Forget all the things movies tell you about vampires. Things you usually associate with vampires—burning in the sun, a stake through the heart being enough to kill them—isn’t true in The Lost Girls. The vampires in here are a bit different, especially the way they turn humans into vampires and how you can kill them. I enjoyed how vampires are presented here since it’s refreshing to see new mechanics. Also, I like how this book emphasizes how depressing it is to be a vampire—they can’t simply roam on their own volition.
Prepare to hate Elton Irving. Elton deserves every bad thing to happen to him. When you’re an infatuated teenager, you don’t see the problems that everybody else sees. For Holly, when that veil is uncovered from her eyes via a breakup after 30 years together, she sees Elton for the manipulative, gaslighting self-centered POS asshole that he is. The way he talked to Holly filled me with a lot of anger; I knew somebody like that, and it’s hard not to see myself or my loved ones who experienced that in Holly’s shoes.

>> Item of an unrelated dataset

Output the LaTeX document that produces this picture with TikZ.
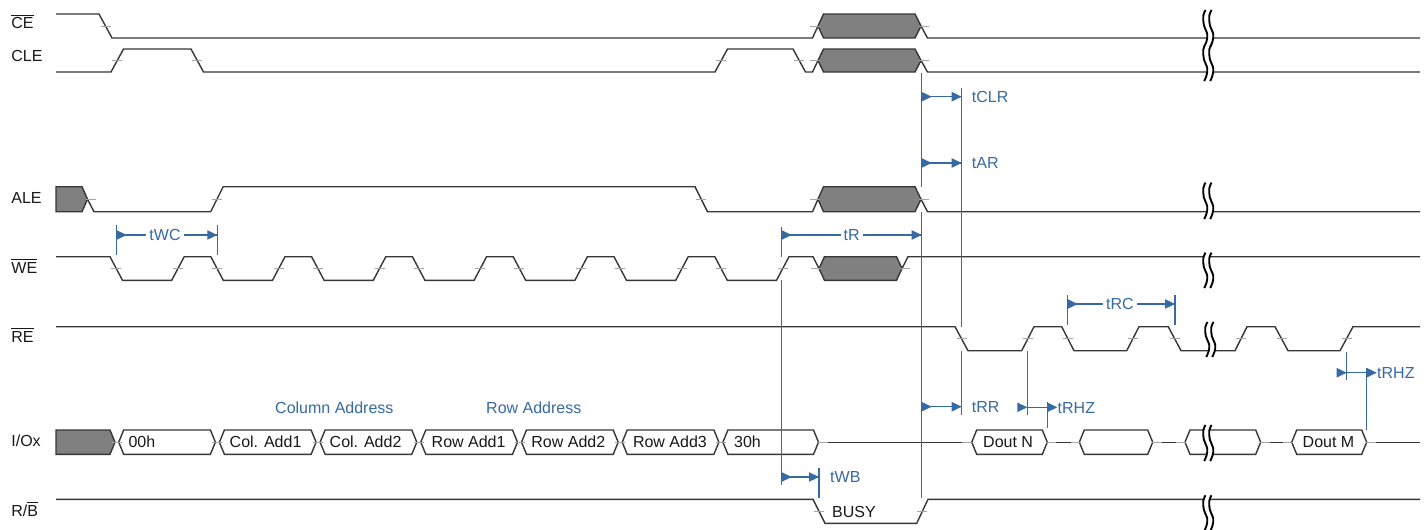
\documentclass[tikz,border=0pt]{standalone}
\usepackage{fontspec}
\setmainfont{Liberation Sans}
\definecolor{sigc}{RGB}{55,55,55}
\definecolor{shadec}{RGB}{128,128,128}
\definecolor{tickc}{RGB}{165,165,165}
\definecolor{tblue}{RGB}{55,106,163}
\newcommand\ovl[1]{\vbox{\hrule height 1pt\kern 1.8pt\hbox{#1}}}
\newcommand\busbox[2]{\draw[box] (#1,442.2) -- ({#1+5},430) -- ({#2-5},430) -- (#2,442.2) -- ({#2-5},454.3) -- ({#1+5},454.3) -- cycle;}
\newcommand\tk[2]{\draw[tick] ({#1-5},#2) -- ({#1+5},#2);}
\newcommand\tri[2]{\fill[tblue] (#1,{#2-4.8}) -- ({#1+10},#2) -- (#1,{#2+4.8}) -- cycle;}
\newcommand\brk[3]{%
  \pgfmathsetmacro\brkh{#3-#2}%
  \fill[white] ({#1+2.5},#2) -- ({#1+0.3},{#2+0.15*\brkh}) -- ({#1+0.8},{#2+0.4*\brkh}) -- ({#1+4.2},{#2+0.65*\brkh}) -- ({#1+3.5},{#2+0.85*\brkh}) -- ({#1+1.2},#3) -- ({#1+7.2},#3) -- ({#1+9.5},{#2+0.85*\brkh}) -- ({#1+10.2},{#2+0.65*\brkh}) -- ({#1+6.8},{#2+0.4*\brkh}) -- ({#1+6.3},{#2+0.15*\brkh}) -- ({#1+8.5},#2) -- cycle;
  \foreach \dx in {0,6}{%
    \draw[brkl] plot[smooth, tension=0.6] coordinates {({#1+2.5+\dx},#2) ({#1+0.3+\dx},{#2+0.15*\brkh}) ({#1+0.8+\dx},{#2+0.4*\brkh}) ({#1+4.2+\dx},{#2+0.65*\brkh}) ({#1+3.5+\dx},{#2+0.85*\brkh}) ({#1+1.2+\dx},#3)};
  }%
}
\begin{document}
\begin{tikzpicture}[x=1pt,y=-1pt,
  sig/.style={draw=sigc, line width=1.4pt, line join=miter},
  hexs/.style={draw=sigc, fill=shadec, line width=1.4pt},
  box/.style={draw=sigc, fill=white, line width=1.4pt},
  tick/.style={draw=tickc, line width=1pt},
  tl/.style={draw=tblue, line width=1.2pt},
  brkl/.style={draw=black, line width=1.9pt},
  lbl/.style={anchor=west, inner sep=0pt, text height=11.5pt, text depth=0pt, font=\fontsize{16}{19}\selectfont, text=black!90},
  tlab/.style={lbl, text=tblue},
]
\useasboundingbox (0,0) rectangle (1428,530);
\fill[white] (0,0) rectangle (1428,530);

% ---------- signal labels
\node[lbl] (lce) at (11.2,22.8) {\ovl{CE}};
\node[lbl] (lcle) at (11.2,55.5) {CLE};
\node[lbl] (lale) at (11.2,197.5) {ALE};
\node[lbl] (lwe) at (11.2,267.5) {\ovl{WE}};
\node[lbl] (lre) at (11.2,336.5) {\ovl{RE}};
\node[lbl] (lio) at (11.2,440.8) {I/Ox};
\node[lbl] (lrb) at (11.2,510.5) {R/\ovl{B}};

% ---------- CE
\draw[sig] (56,14) -- (99,14) -- (112,38) -- (812.5,38) -- (818,26);
\draw[hexs] (818,26) -- (823.5,14) -- (915,14) -- (921,26) -- (915,38) -- (823.5,38) -- cycle;
\draw[sig] (921,26) -- (927.5,38) -- (1420,38);

% ---------- CLE
\draw[sig] (56,72) -- (111,72) -- (123.5,49) -- (191,49) -- (203.5,72) -- (715,72) -- (727.5,49) -- (793,49) -- (805.5,72) -- (812.5,72) -- (818,60.5);
\draw[hexs] (818,60.5) -- (823.5,49) -- (915,49) -- (921,60.5) -- (915,72) -- (823.5,72) -- cycle;
\draw[sig] (921,60.5) -- (927.5,72) -- (1420,72);

% ---------- ALE
\draw[hexs] (56,186.7) -- (82,186.7) -- (87.5,199.2) -- (82,211.7) -- (56,211.7) -- cycle;
\draw[sig] (87.5,199.2) -- (94,211.7) -- (210.7,211.7) -- (223.2,186.7) -- (695,186.7) -- (707.5,211.7) -- (812.5,211.7) -- (818,199.2);
\draw[hexs] (818,199.2) -- (823.5,186.7) -- (915,186.7) -- (921,199.2) -- (915,211.7) -- (823.5,211.7) -- cycle;
\draw[sig] (921,199.2) -- (927.5,211.7) -- (1420,211.7);

% ---------- WE
\draw[sig] (56,256.7)
  -- (110,256.7) -- (122.5,280.3) -- (171.7,280.3) -- (184.2,256.7)
  -- (210.8,256.7) -- (223.3,280.3) -- (272.5,280.3) -- (285,256.7)
  -- (311.6,256.7) -- (324.1,280.3) -- (373.3,280.3) -- (385.8,256.7)
  -- (412.4,256.7) -- (424.9,280.3) -- (474.1,280.3) -- (486.6,256.7)
  -- (513.2,256.7) -- (525.7,280.3) -- (574.9,280.3) -- (587.4,256.7)
  -- (614,256.7) -- (626.5,280.3) -- (675.7,280.3) -- (688.2,256.7)
  -- (714.8,256.7) -- (727.3,280.3) -- (776.5,280.3) -- (789,256.7)
  -- (813,256.7) -- (819,268.5);
\draw[hexs] (819,268.5) -- (824.5,256.7) -- (896.5,256.7) -- (902,268.5) -- (896.5,280.3) -- (824.5,280.3) -- cycle;
\draw[sig] (902,268.5) -- (908,256.7) -- (1420,256.7);

% ---------- RE
\draw[sig] (56,326.7) -- (955,326.7) -- (968,350.7) -- (1021.7,350.7) -- (1034,326.7) -- (1061.7,326.7) -- (1074,350.7) -- (1126.7,350.7) -- (1139,326.7) -- (1168.3,326.7) -- (1181,350.7) -- (1235,350.7) -- (1247,326.7) -- (1275,326.7) -- (1288,350.7) -- (1340,350.7) -- (1353,326.7) -- (1420,326.7);

% ---------- R/B
\draw[sig] (56,499.3) -- (813,499.3) -- (825,523.3) -- (916.7,523.3) -- (928,499.3) -- (1420,499.3);

% ---------- I/Ox
\draw[sig] (818.5,442.2) -- (1420,442.2);
\draw[hexs] (56,430) -- (110,430) -- (115,442.2) -- (110,454.3) -- (56,454.3) -- cycle;
\busbox{118.7}{215.4}
\busbox{219.4}{316.1}
\busbox{320.1}{416.8}
\busbox{420.8}{517.5}
\busbox{521.5}{618.2}
\busbox{622.2}{718.9}
\busbox{722.9}{818.5}
\busbox{971.7}{1047.3}
\busbox{1079.3}{1152.7}
\busbox{1185}{1260.7}
\busbox{1291.7}{1366.7}

% ---------- ticks
\foreach \x in {105.5,815,924} {\tk{\x}{26}}
\foreach \x in {117.25,197.25,721.25,799.25,815,924} {\tk{\x}{60.5}}
\foreach \x in {90.5,217,701.25,815,924} {\tk{\x}{199.2}}
\foreach \x in {116.25,217.05,317.85,418.65,519.45,620.25,721.05,177.95,278.75,379.55,480.35,581.15,681.95,782.75,816,905} {\tk{\x}{268.5}}
\foreach \x in {961.5,1027.85,1067.85,1132.85,1174.65,1241,1281.5,1346.5} {\tk{\x}{338.7}}
\foreach \x in {819,922.4} {\tk{\x}{511.3}}
\foreach \x in {116.7,217.4,318.1,418.8,519.5,620.2,720.9,822.6,967.3,1051.2,1076,1156.7,1180.8,1264.6,1287.6,1370.8} {\tk{\x}{442.2}}

% ---------- breaks
\brk{1203}{10}{47}
\brk{1203}{44}{81}
\brk{1203}{182.7}{219}
\brk{1203}{252.7}{288}
\brk{1205}{322}{357}
\brk{1203}{425}{461}
\brk{1203}{495.3}{531}

% ---------- bus texts
\node[lbl] (t00) at (128.3,442.2) {00h};
\node[lbl] (tc1) at (229.5,442.2) {Col. Add1};
\node[lbl] (tc2) at (329.5,442.2) {Col. Add2};
\node[lbl] (tr1) at (431.5,442.2) {Row Add1};
\node[lbl] (tr2) at (531.2,442.2) {Row Add2};
\node[lbl] (tr3) at (632.8,442.2) {Row Add3};
\node[lbl] (t30) at (734,442.2) {30h};
\node[lbl] (tdn) at (983,442.2) {Dout N};
\node[lbl] (tdm) at (1302.5,442.2) {Dout M};
\node[lbl] (tbusy) at (832,511.5) {BUSY};
\node[tlab] (tcol) at (275,407.3) {Column Address};
\node[tlab] (trow) at (486,407.3) {Row Address};

% ---------- timing lines
\draw[tl] (116.7,225) -- (116.7,255);
\draw[tl] (217.3,225) -- (217.3,255);
\draw[tl] (781.7,226.7) -- (781.7,257);
\draw[tl] (781.7,280) -- (781.7,485);
\draw[tl] (921.7,73) -- (921.7,186.7);
\draw[tl] (921.7,211.7) -- (921.7,498);
\draw[tl] (961.7,88) -- (961.7,326.7);
\draw[tl] (961.7,350.7) -- (961.7,415);
\draw[tl] (1027.3,350.7) -- (1027.3,415);
\draw[tl] (1047.3,401.7) -- (1047.3,428);
\draw[tl] (1067.7,295) -- (1067.7,325);
\draw[tl] (1175,295) -- (1175,325);
\draw[tl] (819,468) -- (819,498);
\draw[tl] (1346.7,351.7) -- (1346.7,380);
\draw[tl] (1366.7,368) -- (1366.7,430);

% tWC
\draw[tl] (116.7,235) -- (217.3,235); \tri{116.7}{235} \tri{207.3}{235}
\node[tlab, anchor=center, fill=white, inner xsep=3pt] (ltwc) at (165,235) {tWC};
% tR
\draw[tl] (781.7,235) -- (921.7,235); \tri{781.7}{235} \tri{911.7}{235}
\node[tlab, anchor=center, fill=white, inner xsep=3pt] (ltr) at (851.7,235) {tR};
% tRC
\draw[tl] (1067.7,304) -- (1175,304); \tri{1067.7}{304} \tri{1165}{304}
\node[tlab, anchor=center, fill=white, inner xsep=3pt] (ltrc) at (1120,304) {tRC};
% tCLR
\draw[tl] (921.7,96.7) -- (961.7,96.7); \tri{921.7}{96.7} \tri{951.7}{96.7}
\node[tlab] (ltclr) at (971.7,96.7) {tCLR};
% tAR
\draw[tl] (921.7,163) -- (961.7,163); \tri{921.7}{163} \tri{951.7}{163}
\node[tlab] (ltar) at (971.7,163) {tAR};
% tRR
\draw[tl] (921.7,406.7) -- (961.7,406.7); \tri{921.7}{406.7} \tri{951.7}{406.7}
\node[tlab] (ltrr) at (971.7,406.7) {tRR};
% tWB
\draw[tl] (781.7,477) -- (819,477); \tri{781.7}{477} \tri{809}{477}
\node[tlab] (ltwb) at (830,477) {tWB};
% tRHZ 1
\draw[tl] (1027.3,407.3) -- (1047.3,407.3); \tri{1017.3}{407.3} \tri{1047.3}{407.3}
\node[tlab] (ltrhz) at (1057.5,407.3) {tRHZ};
% tRHZ 2
\draw[tl] (1346.7,372.7) -- (1366.7,372.7); \tri{1336.7}{372.7} \tri{1366.7}{372.7}
\node[tlab] (ltrhzb) at (1377,372.7) {tRHZ};
\end{tikzpicture}
\end{document}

Sapphic ftw. That’s right! Girl falls in love with girl. And in this case, Holly falls for the one person she’s trying to protect from Elton. She can’t help but see herself in Parker, the girl that Elton’s after, and as she gets to know Parker, things get complicated.
I didn’t enjoy the romance—partially because Parker had no personality whatsoever. I couldn’t tell you something that is uniquely Parker. She was interchangeable with Holly—they had similar personalities and home life situations (which I know that most compatible couples are the ones who are similar to each other, but not great in a book when everybody should be kind of uniquely different).
You get a found family in this revenge plot. Everybody knows I’m a sucker for found families, and that is what shined for me in The Lost Girls. Revenge is a good way to bring people together, especially scorned vampire exes who share the same sire. The way Holly, Ida, and Rose can be free of Elton is to get rid of him, and thus begins their revenge plot to kill Elton Irving exactly like John Tucker Must Die. It’s fantastic seeing girls come together to take down a common enemy in the form of an ex. It’s funny that the only good thing about Elton is that he brought these girls together, and look at them now.
Also, I loved seeing Holly reconnect with her best friend Stacy. I needed more of them kicking ass together.
It gets incredibly slow. Unfortunately this book gets incredibly slow halfway through, and I lost interest towards the end.
Should you read The Lost Girls? Eh, maybe? It does something good with the way it introduces new ideas to the vampire lore, but the story lacked excitement as you got to the end.
The synopsis sounds soo good and I also love how it presents a new lore for vampire and the found family aspect. It sucks that the story seems to lose steam at the middle… Great review!